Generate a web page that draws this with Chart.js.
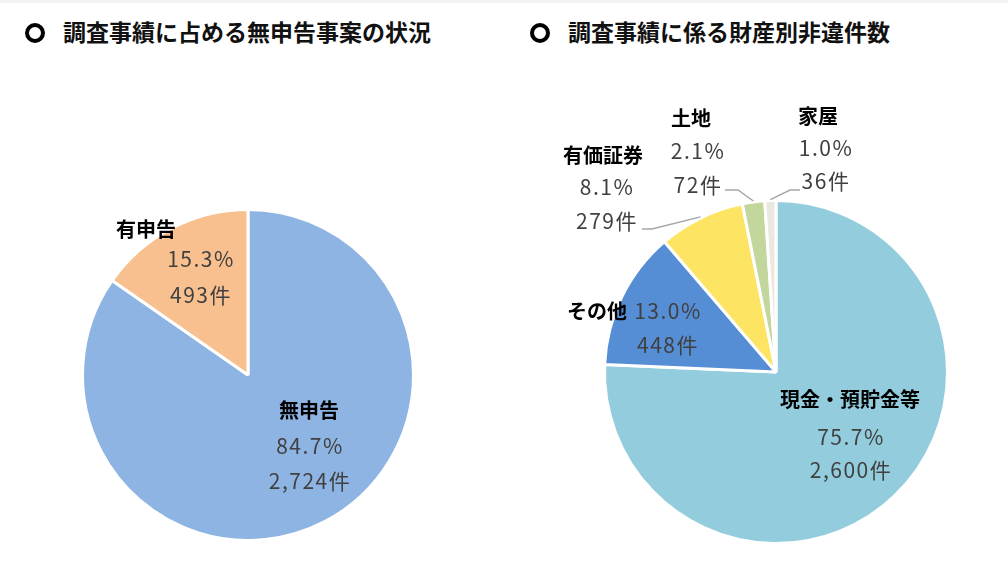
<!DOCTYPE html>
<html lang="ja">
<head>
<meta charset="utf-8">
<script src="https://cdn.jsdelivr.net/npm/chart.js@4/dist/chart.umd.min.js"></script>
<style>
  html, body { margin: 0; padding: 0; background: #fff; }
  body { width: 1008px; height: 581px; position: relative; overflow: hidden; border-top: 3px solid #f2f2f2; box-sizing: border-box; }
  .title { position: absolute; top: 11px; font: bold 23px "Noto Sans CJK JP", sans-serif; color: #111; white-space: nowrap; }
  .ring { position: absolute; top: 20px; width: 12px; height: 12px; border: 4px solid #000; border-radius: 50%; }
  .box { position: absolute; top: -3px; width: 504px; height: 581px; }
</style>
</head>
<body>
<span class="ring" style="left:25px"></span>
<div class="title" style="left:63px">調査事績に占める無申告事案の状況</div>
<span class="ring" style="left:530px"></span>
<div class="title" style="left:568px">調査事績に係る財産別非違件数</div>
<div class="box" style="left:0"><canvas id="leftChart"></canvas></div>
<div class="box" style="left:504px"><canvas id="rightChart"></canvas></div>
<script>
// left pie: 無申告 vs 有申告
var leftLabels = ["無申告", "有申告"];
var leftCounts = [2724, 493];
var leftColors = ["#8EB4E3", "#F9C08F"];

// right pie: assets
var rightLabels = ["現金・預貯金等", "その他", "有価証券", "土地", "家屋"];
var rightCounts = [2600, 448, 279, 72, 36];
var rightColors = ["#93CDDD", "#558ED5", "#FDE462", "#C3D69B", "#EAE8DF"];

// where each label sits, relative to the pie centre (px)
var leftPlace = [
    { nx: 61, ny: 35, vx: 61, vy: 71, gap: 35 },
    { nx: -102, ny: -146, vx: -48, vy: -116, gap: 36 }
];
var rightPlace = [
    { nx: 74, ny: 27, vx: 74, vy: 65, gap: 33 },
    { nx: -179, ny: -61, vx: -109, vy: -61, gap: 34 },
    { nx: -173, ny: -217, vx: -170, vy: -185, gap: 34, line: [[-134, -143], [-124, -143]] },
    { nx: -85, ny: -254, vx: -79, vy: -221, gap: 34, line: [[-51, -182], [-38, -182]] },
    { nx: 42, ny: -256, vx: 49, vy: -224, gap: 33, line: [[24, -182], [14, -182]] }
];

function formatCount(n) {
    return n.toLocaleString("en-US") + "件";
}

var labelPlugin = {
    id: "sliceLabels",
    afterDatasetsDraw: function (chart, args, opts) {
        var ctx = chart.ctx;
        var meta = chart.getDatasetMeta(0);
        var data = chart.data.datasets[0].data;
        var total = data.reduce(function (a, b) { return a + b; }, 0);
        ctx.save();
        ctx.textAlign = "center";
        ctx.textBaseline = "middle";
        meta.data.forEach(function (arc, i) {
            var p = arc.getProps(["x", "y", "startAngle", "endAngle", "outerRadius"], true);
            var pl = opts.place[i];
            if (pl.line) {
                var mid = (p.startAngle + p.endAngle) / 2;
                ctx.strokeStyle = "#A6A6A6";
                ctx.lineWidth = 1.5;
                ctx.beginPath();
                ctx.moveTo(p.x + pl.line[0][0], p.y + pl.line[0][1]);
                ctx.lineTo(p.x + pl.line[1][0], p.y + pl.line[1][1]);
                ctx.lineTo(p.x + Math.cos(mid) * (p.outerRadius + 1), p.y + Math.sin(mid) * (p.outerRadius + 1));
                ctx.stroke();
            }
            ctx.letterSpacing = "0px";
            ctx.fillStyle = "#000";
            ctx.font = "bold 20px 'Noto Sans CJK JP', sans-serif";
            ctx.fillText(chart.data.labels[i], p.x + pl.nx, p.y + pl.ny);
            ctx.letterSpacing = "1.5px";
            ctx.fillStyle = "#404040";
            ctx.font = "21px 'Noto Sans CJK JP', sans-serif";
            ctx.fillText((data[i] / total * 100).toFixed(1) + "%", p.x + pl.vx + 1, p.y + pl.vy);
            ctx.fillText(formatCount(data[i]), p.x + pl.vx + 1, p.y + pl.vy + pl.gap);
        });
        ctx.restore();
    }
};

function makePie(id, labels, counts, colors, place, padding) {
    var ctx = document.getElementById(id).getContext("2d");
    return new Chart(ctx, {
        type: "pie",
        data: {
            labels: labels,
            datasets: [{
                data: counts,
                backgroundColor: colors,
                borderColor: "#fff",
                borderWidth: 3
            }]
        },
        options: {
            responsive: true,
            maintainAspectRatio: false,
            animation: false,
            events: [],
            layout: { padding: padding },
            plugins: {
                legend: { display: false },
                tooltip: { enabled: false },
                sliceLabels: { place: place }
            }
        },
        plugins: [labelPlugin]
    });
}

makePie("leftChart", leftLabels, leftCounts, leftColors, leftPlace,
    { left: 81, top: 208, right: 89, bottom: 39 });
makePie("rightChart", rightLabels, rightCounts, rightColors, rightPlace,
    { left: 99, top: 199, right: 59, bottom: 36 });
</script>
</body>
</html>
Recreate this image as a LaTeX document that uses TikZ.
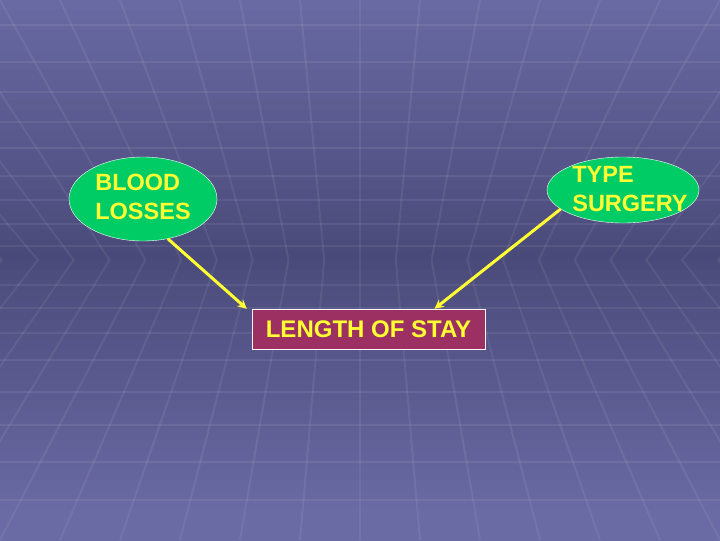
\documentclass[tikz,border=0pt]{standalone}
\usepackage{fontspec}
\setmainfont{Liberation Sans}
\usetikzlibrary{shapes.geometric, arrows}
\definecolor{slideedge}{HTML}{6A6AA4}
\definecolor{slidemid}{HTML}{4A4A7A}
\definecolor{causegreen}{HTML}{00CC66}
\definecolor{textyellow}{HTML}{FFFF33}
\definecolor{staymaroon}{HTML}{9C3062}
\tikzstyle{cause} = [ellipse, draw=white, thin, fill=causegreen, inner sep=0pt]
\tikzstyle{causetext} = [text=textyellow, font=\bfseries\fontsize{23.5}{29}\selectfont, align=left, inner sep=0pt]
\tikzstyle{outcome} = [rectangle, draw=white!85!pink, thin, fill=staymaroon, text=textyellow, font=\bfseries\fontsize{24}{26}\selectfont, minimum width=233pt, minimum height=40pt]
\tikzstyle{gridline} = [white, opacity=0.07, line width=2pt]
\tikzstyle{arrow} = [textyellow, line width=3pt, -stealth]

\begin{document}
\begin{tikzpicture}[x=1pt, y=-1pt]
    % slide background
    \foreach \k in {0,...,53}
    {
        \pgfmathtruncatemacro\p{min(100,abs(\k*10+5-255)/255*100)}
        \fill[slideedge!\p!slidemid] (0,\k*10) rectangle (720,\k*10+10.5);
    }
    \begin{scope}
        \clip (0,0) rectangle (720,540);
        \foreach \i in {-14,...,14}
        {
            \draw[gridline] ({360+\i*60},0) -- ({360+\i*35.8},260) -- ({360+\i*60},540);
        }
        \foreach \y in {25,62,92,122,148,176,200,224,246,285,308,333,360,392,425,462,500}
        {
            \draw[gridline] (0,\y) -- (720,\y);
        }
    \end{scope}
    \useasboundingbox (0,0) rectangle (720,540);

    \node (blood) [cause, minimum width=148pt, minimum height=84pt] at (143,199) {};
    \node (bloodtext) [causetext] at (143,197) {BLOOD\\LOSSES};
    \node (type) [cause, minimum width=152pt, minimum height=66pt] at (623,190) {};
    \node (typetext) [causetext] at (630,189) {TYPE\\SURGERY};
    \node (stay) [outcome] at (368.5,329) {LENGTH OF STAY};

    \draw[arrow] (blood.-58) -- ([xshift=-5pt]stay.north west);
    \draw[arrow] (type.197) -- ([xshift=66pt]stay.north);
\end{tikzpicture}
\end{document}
● ● ●
What number of lines in the records contain the word "this"? Answer with that number alone.

• _SOLUTION TO THE EXERCISE_: 2